MOGADISHU, Nov 8 (Reuters) – The worst flooding to hit Somalia in decades has killed 29 people and forced more than 300,000 to flee their homes, the National Disaster Management Agency said on Wednesday, following heavy rains that have inundated towns across East Africa.
Authorities have scrambled to rescue thousands of stranded people from the floodwater, which comes on the heels of the region’s worst drought in 40 years.
“What is going on today is the worst for decades. It is worse than even the 1997 floods,” said Hassan Isse, managing director of the Somali Disaster Management Agency (SOMDA).
The death toll and numbers of people displaced were likely to rise further, Isse said, because many people were trapped by floodwaters.
“I do not remember such floods in my life,” said Mohamed Farah, a local elder in Baidoa city, in southwest Somalia. “People keep on evacuating looking for high ground.”
At least 2,400 people have been cut off in Luuq town, where the Jubba River burst its banks, the United Nations has said.
“Luuq is surrounded by the river and floods are threatening us. People keep fleeing out of the town. Some are still trapped.

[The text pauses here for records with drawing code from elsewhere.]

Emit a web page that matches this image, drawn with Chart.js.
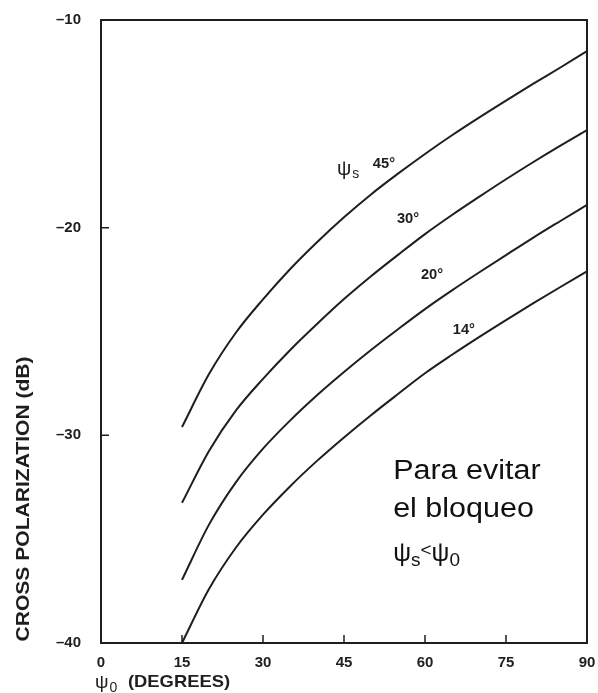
<!DOCTYPE html>
<html>
<head>
<meta charset="utf-8">
<script src="https://cdn.jsdelivr.net/npm/chart.js@4.4.0/dist/chart.umd.min.js"></script>
<style>
  html, body { margin: 0; padding: 0; background: #fff; }
  #c { display: block; }
</style>
</head>
<body>
<canvas id="c" width="598" height="693"></canvas>
<script>
// Feed angle psi0 (degrees) and cross-polarization (dB) for each subtended angle psiS
const psi0 = [15, 20, 25, 30, 35, 40, 45, 50, 55, 60, 65, 70, 75, 80, 85, 90];
const xpol45 = [-29.6, -27.05, -25.05, -23.45, -22.0, -20.7, -19.5, -18.4, -17.4, -16.45, -15.55, -14.7, -13.88, -13.08, -12.3, -11.5];
const xpol30 = [-33.25, -30.75, -28.8, -27.28, -25.9, -24.64, -23.44, -22.34, -21.31, -20.31, -19.39, -18.52, -17.67, -16.85, -16.06, -15.3];
const xpol20 = [-36.96, -34.3, -32.25, -30.64, -29.29, -28.07, -26.95, -25.89, -24.89, -23.92, -23.02, -22.16, -21.32, -20.49, -19.69, -18.9];
const xpol14 = [-40, -37.4, -35.4, -33.82, -32.46, -31.23, -30.1, -29.03, -28.01, -27.01, -26.12, -25.27, -24.45, -23.65, -22.87, -22.1];
const seriesNames = ['45°', '30°', '20°', '14°'];

const xTickValues = [0, 15, 30, 45, 60, 75, 90];
const xTickLabels = ['0', '15', '30', '45', '60', '75', '90'];
const yTickValues = [-10, -20, -30, -40];
const yTickLabels = ['–10', '–20', '–30', '–40'];

const ink = '#1e1e1e';
const SANS = '"Liberation Sans", Arial, Helvetica, sans-serif';

// curve label anchors in data units (centre of the text)
const labelAnchors = [
  { x: 52.4, y: -16.93 },
  { x: 56.85, y: -19.58 },
  { x: 61.3, y: -22.28 },
  { x: 67.2, y: -24.93 }
];

function txt(ctx, s, x, y, font, opts) {
  opts = opts || {};
  const sx = opts.sx || 1;
  ctx.save();
  ctx.font = font;
  ctx.fillStyle = opts.color || ink;
  ctx.textAlign = opts.align || 'left';
  ctx.textBaseline = opts.baseline || 'alphabetic';
  ctx.translate(x, y);
  if (opts.rot) ctx.rotate(opts.rot);
  ctx.scale(sx, 1);
  ctx.fillText(s, 0, 0);
  const w = ctx.measureText(s).width * sx;
  ctx.restore();
  return w;
}

const decorations = {
  id: 'decorations',
  afterDatasetsDraw(chart) {
    const { ctx, chartArea: a, scales } = chart;
    const xs = scales.x, ys = scales.y;

    // frame
    ctx.save();
    ctx.strokeStyle = ink;
    ctx.lineWidth = 2;
    ctx.strokeRect(a.left, a.top, a.right - a.left, a.bottom - a.top);

    // inward tick marks
    ctx.lineWidth = 1.5;
    ctx.beginPath();
    xTickValues.forEach(v => {
      if (v === xs.min || v === xs.max) return;
      const px = xs.getPixelForValue(v);
      ctx.moveTo(px, a.bottom);
      ctx.lineTo(px, a.bottom - 8);
    });
    yTickValues.forEach(v => {
      if (v === ys.min || v === ys.max) return;
      const py = ys.getPixelForValue(v);
      ctx.moveTo(a.left, py);
      ctx.lineTo(a.left + 8, py);
    });
    ctx.stroke();
    ctx.restore();

    // curve labels
    seriesNames.forEach((name, i) => {
      const p = labelAnchors[i];
      txt(ctx, name, xs.getPixelForValue(p.x), ys.getPixelForValue(p.y),
        'bold 14px ' + SANS, { align: 'center', baseline: 'middle', sx: 1.05 });
    });
    // psi_s symbol in front of the first label
    const gx = xs.getPixelForValue(43.7), gy = ys.getPixelForValue(-17.45);
    const gw = txt(ctx, 'ψ', gx, gy, '20px ' + SANS);
    txt(ctx, 's', gx + gw + 1, gy + 3, '14px ' + SANS);

    // y axis title
    txt(ctx, 'CROSS POLARIZATION (dB)', 29, 499, 'bold 18px ' + SANS,
      { align: 'center', rot: -Math.PI / 2, sx: 1.17 });

    // x axis title
    const w0 = txt(ctx, 'ψ', 95, 688, '19px ' + SANS);
    txt(ctx, '0', 95 + w0 + 1, 692, '14px ' + SANS);
    txt(ctx, '(DEGREES)', 128, 687, 'bold 17px ' + SANS, { sx: 1.08 });

    // note on blockage
    const nx = xs.getPixelForValue(54.1);
    const f = '27px ' + SANS;
    txt(ctx, 'Para evitar', nx, 479, f, { sx: 1.13, color: '#111' });
    txt(ctx, 'el bloqueo', nx, 517, f, { sx: 1.13, color: '#111' });
    let cx = nx;
    cx += txt(ctx, 'ψ', cx, 561, '25px ' + SANS, { color: '#111' });
    cx += txt(ctx, 's', cx, 566, '19px ' + SANS, { color: '#111' });
    cx += txt(ctx, '<', cx, 556, '19px ' + SANS, { color: '#111' });
    cx += txt(ctx, 'ψ', cx, 561, '25px ' + SANS, { color: '#111' });
    txt(ctx, '0', cx, 566, '19px ' + SANS, { color: '#111' });
  }
};

function series(values) {
  return psi0.map((x, i) => ({ x: x, y: values[i] }));
}

const lineStyle = {
  borderColor: ink,
  borderWidth: 2,
  pointRadius: 0,
  fill: false,
  cubicInterpolationMode: 'monotone'
};

new Chart(document.getElementById('c'), {
  type: 'line',
  data: {
    datasets: [
      Object.assign({ label: seriesNames[0], data: series(xpol45) }, lineStyle),
      Object.assign({ label: seriesNames[1], data: series(xpol30) }, lineStyle),
      Object.assign({ label: seriesNames[2], data: series(xpol20) }, lineStyle),
      Object.assign({ label: seriesNames[3], data: series(xpol14) }, lineStyle)
    ]
  },
  options: {
    responsive: false,
    animation: false,
    devicePixelRatio: 1,
    layout: { padding: { left: 10, top: 20, right: 11, bottom: 0 } },
    plugins: { legend: { display: false }, tooltip: { enabled: false } },
    scales: {
      x: {
        type: 'linear',
        min: 0, max: 90,
        afterBuildTicks: s => { s.ticks = xTickValues.map(v => ({ value: v })); },
        afterFit: s => { s.height = 50; s.paddingLeft = 0; s.paddingRight = 0; },
        grid: { display: false, drawTicks: false },
        border: { display: false },
        ticks: {
          autoSkip: false, maxRotation: 0, padding: 11,
          color: ink,
          font: { family: SANS, size: 15, weight: 'bold' },
          callback: v => xTickLabels[xTickValues.indexOf(v)]
        }
      },
      y: {
        type: 'linear',
        min: -40, max: -10,
        afterBuildTicks: s => { s.ticks = yTickValues.map(v => ({ value: v })); },
        afterFit: s => { s.width = 91; s.paddingTop = 0; s.paddingBottom = 0; },
        grid: { display: false, drawTicks: false },
        border: { display: false },
        ticks: {
          autoSkip: false, padding: 20,
          color: ink,
          font: { family: SANS, size: 15, weight: 'bold' },
          callback: v => yTickLabels[yTickValues.indexOf(v)]
        }
      }
    }
  },
  plugins: [decorations]
});
</script>
</body>
</html>
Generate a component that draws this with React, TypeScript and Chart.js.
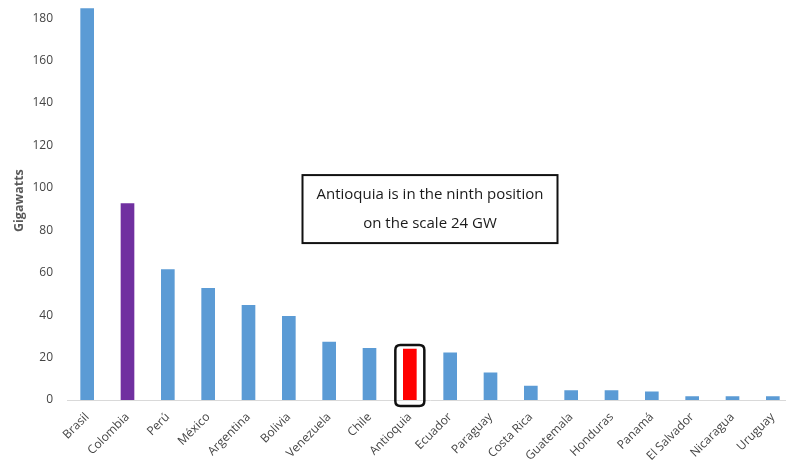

Our shops have been washed away,” said Ahmed Nur, a trader in Luuq.
Floods in neighbouring Kenya have killed at least 15 people and submerged a bridge in Uganda, cutting off a road linking Kampala to oilfields in the northwest, the Kenya Red Cross and Uganda’s road authority said.
The regional deluge was caused by the combined effect of two weather phenomenons, El Niño and the Indian Ocean Dipole, said Nazanine Moshiri, a climate analyst at the International Crisis Group.
El Niño and the Indian Ocean Dipole are climate patterns that impact ocean surface temperatures and cause above-average rainfall.
“The impact of the flooding is much worse because the soil is so damaged from an unprecedented recent drought – years of conflict and al Shabaab militia’s presence also makes building flood defences and resilience more complex and costly,” Moshiri said.
Scientists say climate change is causing more intense and more frequent extreme weather events. In response, African leaders have proposed new global taxes and reforms to international financial institutions to help fund climate change action.